A high-margin consumer-staple cash machine — 65 years in the market — that grew FY2025 profit 17% to TZS 135bn on an ~62% gross margin, and lifted its total dividend to TZS 1,050 per share.
The analysis — key observations
- Profit growth with pricing power. Profit rose 17% to TZS 135bn and EPS climbed to TZS 1,354 from 1,153 — staple pricing power flowing through to the bottom line.
- Exceptional margins. Gross profit of TZS 314.1bn on TZS 507.2bn revenue is an ~62% gross margin — a hallmark of an entrenched, low-capital consumer franchise.
- Generous, rising payout. A total dividend of TZS 1,050/share (TZS 400 interim + 650 final) — the company returns the bulk of its earnings as cash.

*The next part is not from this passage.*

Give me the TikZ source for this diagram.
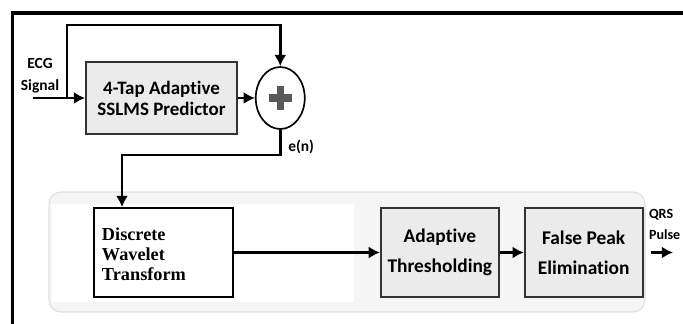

- Defensive demand. A mature, regulated category with steady volumes — low growth, but highly cash-generative and resilient.
The story — FY2025
A textbook cash compounder: modest top-line growth, very high margins, and almost all profit returned as dividends. The watch items are regulation, excise, and the long-term ESG/category outlook — not near-term cash generation.
FY2025 performance
507.2bn
Revenue
from 454.6bn
1,050
Dividend/sh · TZS
400 + 650
314.1bn
Gross profit
from 280.1bn
Valuation context (illustrative, educational)
| Measure | FY2025 |
| EPS | 1,354 |
| Dividend per share | 1,050 |
| Payout of earnings | ~78% |
Illustrative framing for education only — not a price target or recommendation. For a live market price and P/E, see DSE:TCC on the Dar es Salaam Stock Exchange; figures here are FY2025 reported results.